What’s involved in crop rotation?
Crop rotation is when a farmer grows different crops in a field over the years, to improve soil health, optimize nutrients in the soil and combat the pressure from weeds and pests.
For example, a dairy farm could plant corn one or two years, and perennial grasses for at least two years, and add legumes during these years. Such mix over time leads to better soil health, where the soil retains more water (requiring less irrigation) and more nutrients (requiring less fertilizer, because the legumes help make more nitrogen available in the soil for the next crop), and stores more carbon from the atmosphere. The soil is healthier, and its structure improved, which also means more productive fields, and more biodiversity at the microscopic level in the soil.
What is the benefit of incorporating perennial plants in crop rotation?
Perennials have a deeper root system than annual plants and thus help stabilize soil. As it stays more stable, the soil has an opportunity to decrease the risk of nutrient losses, increase the efficiency of nutrient use by plants, and make a great home for microorganisms, fungi, and earthworms. As these inhabitants thrive, soil structure is improved, which helps build the farm’s resilience to climate change, while capturing more carbon over the years when land is undisturbed. Some common perennials you'll find on a dairy farm include alfalfa and clover.
What is the benefit of minimizing tillage?
Tillage is when you prepare land for growing crops, getting rid of existing plant life. Many dairy farms have adopted reduced or no tillage practices, leaving stubs and roots of a previous year’s crops in the soil. When used, this practice can keep more captured carbon in the ground and also reduce the risk for topsoil erosion by wind or water. This also means less fuel usage from farm equipment, which reduces emissions and may save time.
What is rotational grazing?
This process involves moving cows from one portion of a pasture to another every few days, allowing the pasture plants to re-grow before being grazed again. The new growth facilitates carbon sequestration.
What are “riparian buffer zones” and what’s in them?
These zones contain rich, moist soils where diverse plant communities thrive. Dairy farmers may conserve or restore a riparian zone by planting trees, wildflowers or other natural species, encouraging biodiversity.
What is an example of a partnership that is helping Canadian dairy farmers manage wetlands?
Thanks to a partnership with Ducks Unlimited Canada, many Canadian dairy farmers are restoring wetlands on their farm. Wetland restoration projects help prevent topsoil erosion, manage water and preserve the natural habitat.

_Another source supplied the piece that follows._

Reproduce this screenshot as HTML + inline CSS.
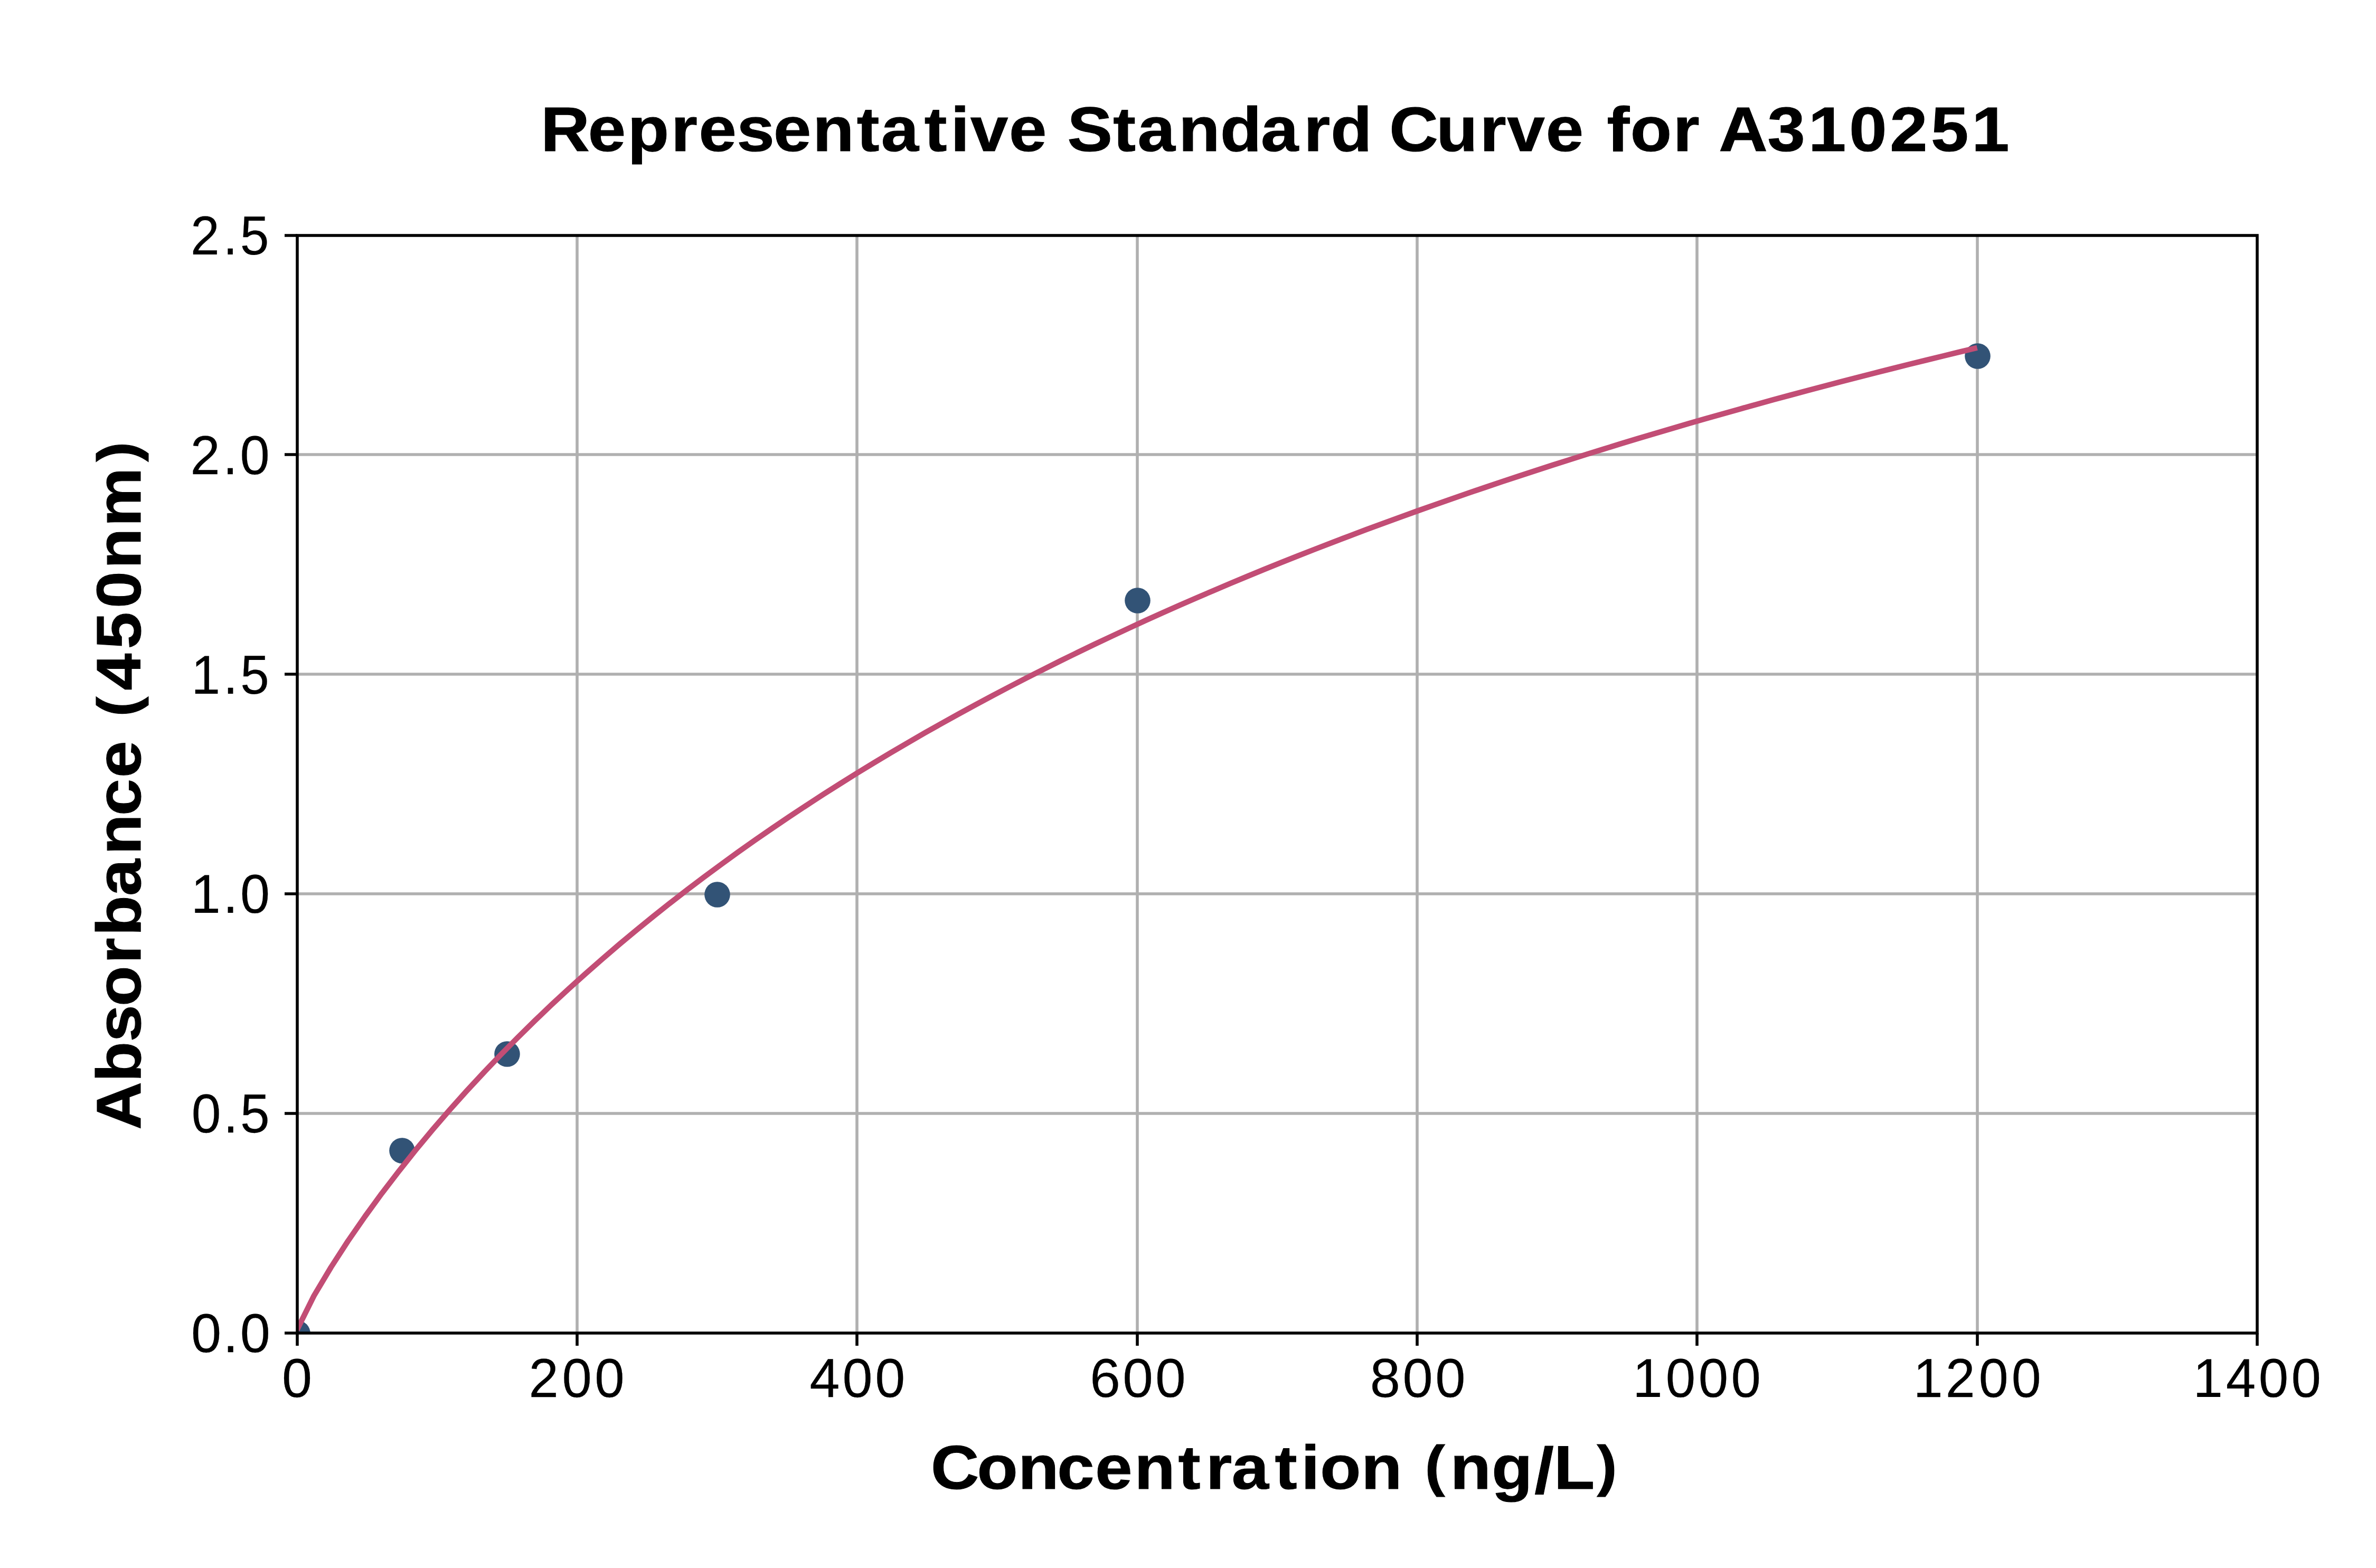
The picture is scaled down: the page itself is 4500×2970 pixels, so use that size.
<!DOCTYPE html><html><head><meta charset="utf-8"><style>html,body{margin:0;padding:0;background:#fff;overflow:hidden}svg{display:block}text{font-family:"Liberation Sans",sans-serif;fill:#000}</style></head><body>
<svg width="4500" height="2970" viewBox="0 0 4500 2970">
<rect width="4500" height="2970" fill="#fff"/>
<defs><clipPath id="ax"><rect x="562.5" y="445.5" width="3712.5" height="2079.0"/></clipPath></defs>
<path d="M1093 446V2525M1623 446V2525M2154 446V2525M2684 446V2525M3214 446V2525M3745 446V2525M563 2109H4275M563 1693H4275M563 1277H4275M563 861H4275" stroke="#b0b0b0" stroke-width="5.556" fill="none"/>
<g clip-path="url(#ax)" fill="#325376">
<circle cx="563.5" cy="2525.5" r="24.3"/>
<circle cx="761.5" cy="2179.5" r="24.3"/>
<circle cx="960.5" cy="1996.5" r="24.3"/>
<circle cx="1358.5" cy="1694.5" r="24.3"/>
<circle cx="2154.5" cy="1137.5" r="24.3"/>
<circle cx="3745.5" cy="674.5" r="24.3"/>
</g>
<polyline clip-path="url(#ax)" points="562.5,2519.0 594.6,2454.4 626.8,2400.5 658.9,2350.9 691.1,2304.4 723.2,2260.3 755.4,2218.3 787.5,2178.1 819.6,2139.4 851.8,2102.2 883.9,2066.3 916.1,2031.6 948.2,1998.0 980.4,1965.4 1012.5,1933.8 1044.6,1903.1 1076.8,1873.3 1108.9,1844.3 1141.1,1816.1 1173.2,1788.5 1205.4,1761.7 1237.5,1735.6 1269.6,1710.1 1301.8,1685.2 1333.9,1660.8 1366.1,1637.1 1398.2,1613.8 1430.4,1591.1 1462.5,1568.9 1494.6,1547.1 1526.8,1525.8 1558.9,1504.9 1591.1,1484.5 1623.2,1464.4 1655.4,1444.8 1687.5,1425.5 1719.6,1406.7 1751.8,1388.1 1783.9,1370.0 1816.1,1352.1 1848.2,1334.6 1880.4,1317.4 1912.5,1300.5 1944.6,1283.9 1976.8,1267.6 2008.9,1251.5 2041.1,1235.8 2073.2,1220.3 2105.4,1205.1 2137.5,1190.1 2169.6,1175.3 2201.8,1160.8 2233.9,1146.5 2266.1,1132.5 2298.2,1118.7 2330.4,1105.0 2362.5,1091.6 2394.6,1078.4 2426.8,1065.4 2458.9,1052.6 2491.1,1040.0 2523.2,1027.6 2555.4,1015.3 2587.5,1003.2 2619.6,991.3 2651.8,979.6 2683.9,968.0 2716.1,956.6 2748.2,945.3 2780.4,934.2 2812.5,923.2 2844.6,912.4 2876.8,901.7 2908.9,891.2 2941.1,880.8 2973.2,870.6 3005.4,860.4 3037.5,850.5 3069.6,840.6 3101.8,830.8 3133.9,821.2 3166.1,811.7 3198.2,802.3 3230.4,793.1 3262.5,783.9 3294.6,774.9 3326.8,765.9 3358.9,757.1 3391.1,748.4 3423.2,739.7 3455.4,731.2 3487.5,722.8 3519.6,714.5 3551.8,706.2 3583.9,698.1 3616.1,690.0 3648.2,682.1 3680.4,674.2 3712.5,666.4 3744.6,658.7" fill="none" stroke="#c24d75" stroke-width="10.417" stroke-linejoin="round" stroke-linecap="butt"/>
<rect x="563" y="446" width="3712" height="2079" fill="none" stroke="#000" stroke-width="5.556" stroke-linejoin="miter"/>
<path d="M563 2525v24M1093 2525v24M1623 2525v24M2154 2525v24M2684 2525v24M3214 2525v24M3745 2525v24M4275 2525v24M563 2525h-24M563 2109h-24M563 1693h-24M563 1277h-24M563 861h-24M563 446h-24" stroke="#000" stroke-width="5.556" fill="none"/>
<text x="941.2 1023.4 1092.4 1167.8 1216.1 1282.2 1346.1 1414.4 1491.0 1533.3 1608.7 1654.4 1688.8 1756.0 1825.4 1857.5 1937.3 1979.6 2051.2 2123.5 2194.3 2268.8 2315.8 2390.2 2417.8 2499.6 2575.4 2622.9 2690.2 2759.5 2796.5 2837.2 2911.6 2960.0 2991.2 3076.0 3147.1 3218.0 3288.9 3360.2 3431.2" y="286.0" font-size="117.8" font-weight="bold" stroke="#000" stroke-width="1.1" transform="scale(1.0883,1)">Representative Standard Curve for A310251</text>
<text x="1643.3 1724.9 1797.4 1866.3 1933.4 2002.8 2080.2 2128.9 2174.4 2250.7 2297.0 2330.6 2403.2 2477.6 2515.7 2560.3 2633.6 2709.1 2743.2 2819.3" y="2820.0" font-size="117.8" font-weight="bold" stroke="#000" stroke-width="1.1" transform="scale(1.0728,1)">Concentration <tspan y="2812.6" font-size="106.2">(</tspan><tspan y="2820.0">ng</tspan><tspan y="2827.9" font-size="122.6">/</tspan><tspan y="2820.0">L</tspan><tspan y="2812.6" font-size="106.2">)</tspan></text>
<text x="-2007.9 -1923.2 -1851.7 -1788.6 -1712.8 -1663.5 -1592.3 -1519.2 -1449.8 -1382.3 -1311.9 -1273.5 -1226.8 -1153.4 -1081.0 -1010.8 -935.9 -820.8" y="266.0" font-size="117.8" font-weight="bold" stroke="#000" stroke-width="1.1" transform="rotate(-90) scale(1.0657,1)">Absorbance <tspan y="258.6" font-size="106.2">(</tspan><tspan y="266.0">450nm</tspan><tspan y="258.6" font-size="106.2">)</tspan></text>
<text x="537.0" y="2645.6" font-size="103.1" stroke="#000" stroke-width="0.25" transform="scale(0.9945,1)">0</text>
<text x="1018.8 1083.0 1145.9" y="2645.6" font-size="103.1" stroke="#000" stroke-width="0.25" transform="scale(0.9829,1)">200</text>
<text x="1542.1 1604.3 1666.5" y="2645.6" font-size="103.1" stroke="#000" stroke-width="0.25" transform="scale(0.9945,1)">400</text>
<text x="2052.4 2113.9 2175.4" y="2645.6" font-size="103.1" stroke="#000" stroke-width="0.25" transform="scale(1.0058,1)">600</text>
<text x="2599.9 2661.8 2723.8" y="2645.6" font-size="103.1" stroke="#000" stroke-width="0.25" transform="scale(0.9980,1)">800</text>
<text x="3142.3 3205.7 3268.6 3331.4" y="2645.6" font-size="103.1" stroke="#000" stroke-width="0.25" transform="scale(0.9841,1)">1000</text>
<text x="3716.2 3778.8 3843.5 3907.0" y="2645.6" font-size="103.1" stroke="#000" stroke-width="0.25" transform="scale(0.9751,1)">1200</text>
<text x="4219.7 4283.0 4345.9 4408.7" y="2645.6" font-size="103.1" stroke="#000" stroke-width="0.25" transform="scale(0.9843,1)">1400</text>
<text x="363.1 423.9 456.1" y="2560.6" font-size="103.1" stroke="#000" stroke-width="0.25" transform="scale(0.9969,1)">0.0</text>
<text x="373.3 435.3 468.4" y="2144.6" font-size="103.1" stroke="#000" stroke-width="0.25" transform="scale(0.9715,1)">0.5</text>
<text x="369.9 432.2 465.3" y="1728.6" font-size="103.1" stroke="#000" stroke-width="0.25" transform="scale(0.9778,1)">1.0</text>
<text x="381.1 444.6 478.7" y="1313.6" font-size="103.1" stroke="#000" stroke-width="0.25" transform="scale(0.9512,1)">1.5</text>
<text x="367.4 430.3 463.2" y="897.6" font-size="103.1" stroke="#000" stroke-width="0.25" transform="scale(0.9810,1)">2.0</text>
<text x="378.1 442.3 476.2" y="481.6" font-size="103.1" stroke="#000" stroke-width="0.25" transform="scale(0.9551,1)">2.5</text>
</svg></body></html>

What are some ways that dairy farmers use manure and nutrient management for crops?
Dairy farmers use organic matter like manure and compost to provide essential macro- and micronutrients for crops. They may also use commercial fertilizers to ensure a balanced supply of essential nutrients. When applying nutrients, farmers consider crop requirements along with the presence of nutrients already in the soil to ensure crops get what they need.